Le indagini avevano inoltre ricostruito il crescente stato d’ansia di Rossi nelle settimane precedenti. Le testimonianze del direttore generale Viola e del manager Mingrone descrivono un uomo profondamente turbato dalla perquisizione subita e dal timore di essere coinvolto nell’inchiesta che riguardava l’ex presidente Mussari. Rossi temeva di essere considerato poco leale dal nuovo management, di poter essere sostituito o licenziato; la sua apprensione fu notata anche durante una cena con Profumo e Mingrone, pochi giorni prima della morte. E dal fratello, a cui poche ore prima di morire aveva detto di “temere di aver fatto una cavolata”.
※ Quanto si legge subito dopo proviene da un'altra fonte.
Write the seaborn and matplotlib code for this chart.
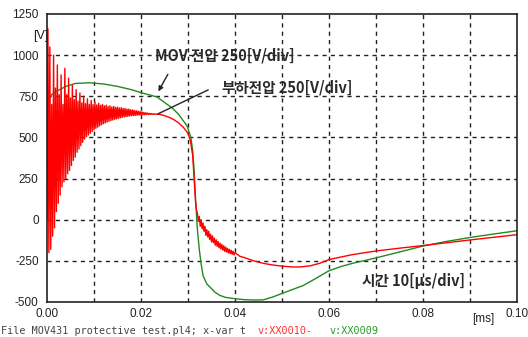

Ma nella valutazione dei magistrati – scritto a chiare lettere nell’ordinanza dell’archiviazione – c’è anche altro. E è qualcosa che ebbe un peso significativo nell’archiviazione: il racconto di “taglietti” ai polsi scoperti da Carolina Orlandi. Rossi, messo alle strette, ammise che se li era procurati volontariamente, dando una spiegazione inquietante: provare del dolore riporta sulla terra. “Alle richieste di spiegazioni – riporta l’ordinanza - prima aveva detto di essersi accidentalmente tagliato con la carta, ma dietro le insistenze della moglie aveva ammesso di esserseli procurati volontariamente dicendo, così nei ricordi della vedova, ‘hai visto, nei momenti di nervosismo, quando vuoi sentire dolore fisico per essere più cosciente’ e nella rievocazione della Orlandi: ‘…sai com’è quando uno ha quei momenti in cui perde la testa per ritornare alla realtà ha bisogno di sentire dolore’”. Un modo, si legge quindi, per “sentire dolore fisico per essere più cosciente” nei momenti di nervosismo. In quella stessa giornata, sempre stando a quanto riferito dalla moglie di Rossi e dalla figlia, aveva comunicato con la famiglia solo per iscritto, attraverso bigliettini, ossessionato dal timore di essere intercettato. Insomma, elementi che, in effetti, raccontano di un uomo che comunque stava vivendo un momento particolarmente critico e di scarsa lucidità. Se quel momento sia stato così tanto critico e di così scarsa criticità da scatenare un suicidio, come sostenuto nelle due archiviazioni precedenti, però, dovranno ora stabilirlo nuovi magistraturi con la nuova indagine.